- Born: Australia
- Occupation: Film director

= Mark Molloy =

Australian film director

Mark Molloy is an Australian commercial, television, and film director. He made his feature film directorial debut with Beverly Hills Cop: Axel F (2024).

== Career ==
Molloy began his career in 1996 as a Senior Designer at Why Not and Associates in London, working with brands such as Nike, Virgin Records, and the BBC.

In 2020, Molloy directed a television series for Quibi about how fake news influenced the United States 2016 Presidential election, starring Fionn Whitehead and executive produced by Matt Reeves. The series was shot in Ukraine before and during the COVID-19 pandemic. Production on the series was halted when Quibi shut down in the late fall of 2020.

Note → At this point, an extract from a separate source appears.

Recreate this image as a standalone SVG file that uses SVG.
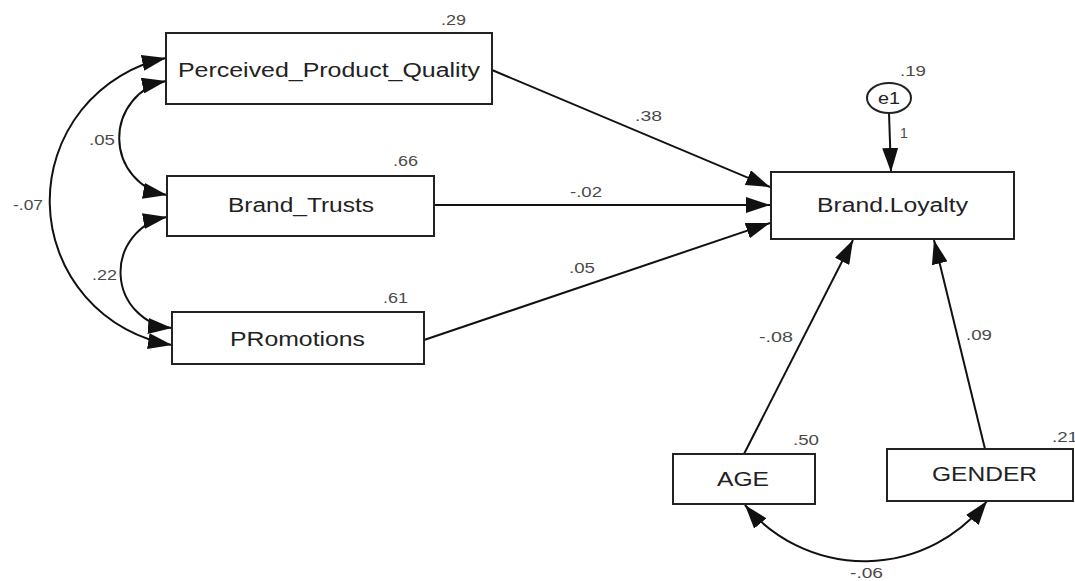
<svg xmlns="http://www.w3.org/2000/svg" width="1075" height="581" viewBox="0 0 1075 581">
<defs>
<marker id="ah" markerUnits="userSpaceOnUse" markerWidth="25" markerHeight="16" refX="24" refY="8" orient="auto-start-reverse" viewBox="0 0 25 16">
<path d="M0,0 L24,8 L0,16 z" fill="#111"/>
</marker>
<style>
.box{fill:#fff;stroke:#222;stroke-width:2}
.nt{font-family:"Liberation Sans",Arial,sans-serif;font-size:19.5px;fill:#222}
.lb{font-family:"Liberation Sans",Arial,sans-serif;font-size:14px;fill:#4a4a4a}
.ln{fill:none;stroke:#111;stroke-width:2}
.one{marker-end:url(#ah)}
.two{marker-start:url(#ah);marker-end:url(#ah)}
</style>
</defs>
<rect width="1075" height="581" fill="#fff"/>
<g id="connectors">
<path class="ln one" d="M492,70 L770,187"/>
<path class="ln one" d="M434,205 L770,205"/>
<path class="ln one" d="M424,340 L770,223"/>
<path class="ln one" d="M889,113 L891,172"/>
<path class="ln one" d="M744,454 L853,240"/>
<path class="ln one" d="M985,449 L934,240"/>
<path class="ln two" d="M166,58 A146,146 0 0 0 172,345"/>
<path class="ln two" d="M166,81 A58,58 0 0 0 167,195"/>
<path class="ln two" d="M167,217 A56,56 0 0 0 172,328"/>
<path class="ln two" d="M745,505 A155,155 0 0 0 987,501"/>
</g>
<g id="labels">
<text class="lb" x="89" y="145" textLength="26" lengthAdjust="spacingAndGlyphs">.05</text>
<text class="lb" x="13" y="210" textLength="30" lengthAdjust="spacingAndGlyphs">-.07</text>
<text class="lb" x="92" y="280" textLength="25" lengthAdjust="spacingAndGlyphs">.22</text>
<text class="lb" x="635" y="121" textLength="27" lengthAdjust="spacingAndGlyphs">.38</text>
<text class="lb" x="570" y="197" textLength="32" lengthAdjust="spacingAndGlyphs">-.02</text>
<text class="lb" x="569" y="273" textLength="26" lengthAdjust="spacingAndGlyphs">.05</text>
<text class="lb" x="900" y="138">1</text>
<text class="lb" x="759" y="342" textLength="34" lengthAdjust="spacingAndGlyphs">-.08</text>
<text class="lb" x="966" y="340" textLength="26" lengthAdjust="spacingAndGlyphs">.09</text>
<text class="lb" x="850" y="578" textLength="33" lengthAdjust="spacingAndGlyphs">-.06</text>
</g>
<g id="ppq">
<rect class="box" x="166" y="33" width="326" height="71"/>
<text class="nt" x="178" y="77" textLength="302" lengthAdjust="spacingAndGlyphs">Perceived_Product_Quality</text>
<text class="lb" x="441" y="25" textLength="25" lengthAdjust="spacingAndGlyphs">.29</text>
</g>
<g id="brand_trusts">
<rect class="box" x="167" y="176" width="267" height="60"/>
<text class="nt" x="228" y="212" textLength="146" lengthAdjust="spacingAndGlyphs">Brand_Trusts</text>
<text class="lb" x="393" y="166" textLength="25" lengthAdjust="spacingAndGlyphs">.66</text>
</g>
<g id="promotions">
<rect class="box" x="172" y="312" width="252" height="52"/>
<text class="nt" x="230" y="346" textLength="135" lengthAdjust="spacingAndGlyphs">PRomotions</text>
<text class="lb" x="383" y="303" textLength="25" lengthAdjust="spacingAndGlyphs">.61</text>
</g>
<g id="brand_loyalty">
<rect class="box" x="771" y="172" width="243" height="67"/>
<text class="nt" x="817" y="212" textLength="151" lengthAdjust="spacingAndGlyphs">Brand.Loyalty</text>
</g>
<g id="e1">
<ellipse cx="889" cy="98" rx="22" ry="15" fill="#fff" stroke="#222" stroke-width="2"/>
<text class="nt" x="878" y="104" style="font-size:17px" textLength="22" lengthAdjust="spacingAndGlyphs">e1</text>
<text class="lb" x="900" y="76" textLength="26" lengthAdjust="spacingAndGlyphs">.19</text>
</g>
<g id="age">
<rect class="box" x="673" y="454" width="142" height="50"/>
<text class="nt" x="717" y="486" textLength="52" lengthAdjust="spacingAndGlyphs">AGE</text>
<text class="lb" x="793" y="445" textLength="26" lengthAdjust="spacingAndGlyphs">.50</text>
</g>
<g id="gender">
<rect class="box" x="887" y="449" width="186" height="52"/>
<text class="nt" x="932" y="481" textLength="105" lengthAdjust="spacingAndGlyphs">GENDER</text>
<text class="lb" x="1052" y="442" textLength="26" lengthAdjust="spacingAndGlyphs">.21</text>
</g>
</svg>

Molloy started directing television commercials in the early 2000s. His work has been broadcast during the Super Bowl. His branded short film for Apple "The Underdogs" won several awards, including four Gold Cannes Lions, and earned him a nomination for Outstanding Directorial Achievement in Commercials at the 72nd Directors Guild of America Awards. Molloy continued this work with Apple during the COVID-19 pandemic with a sequel titled "The Whole Working-From-Home Thing". The film was shot by Academy Award-winning cinematographer Greig Fraser and won an "innovation-in-lockdown" award at The One Show. In 2021, Molloy won Best Director at the Shots Awards The Americas. Molloy is represented as a director by production company SMUGGLER.

In April 2022, Molloy was announced as the director of Beverly Hills Cop: Axel F for Netflix, replacing Adil El Arbi and Bilall Fallah after the duo wanted to focus on the unproduced Batgirl.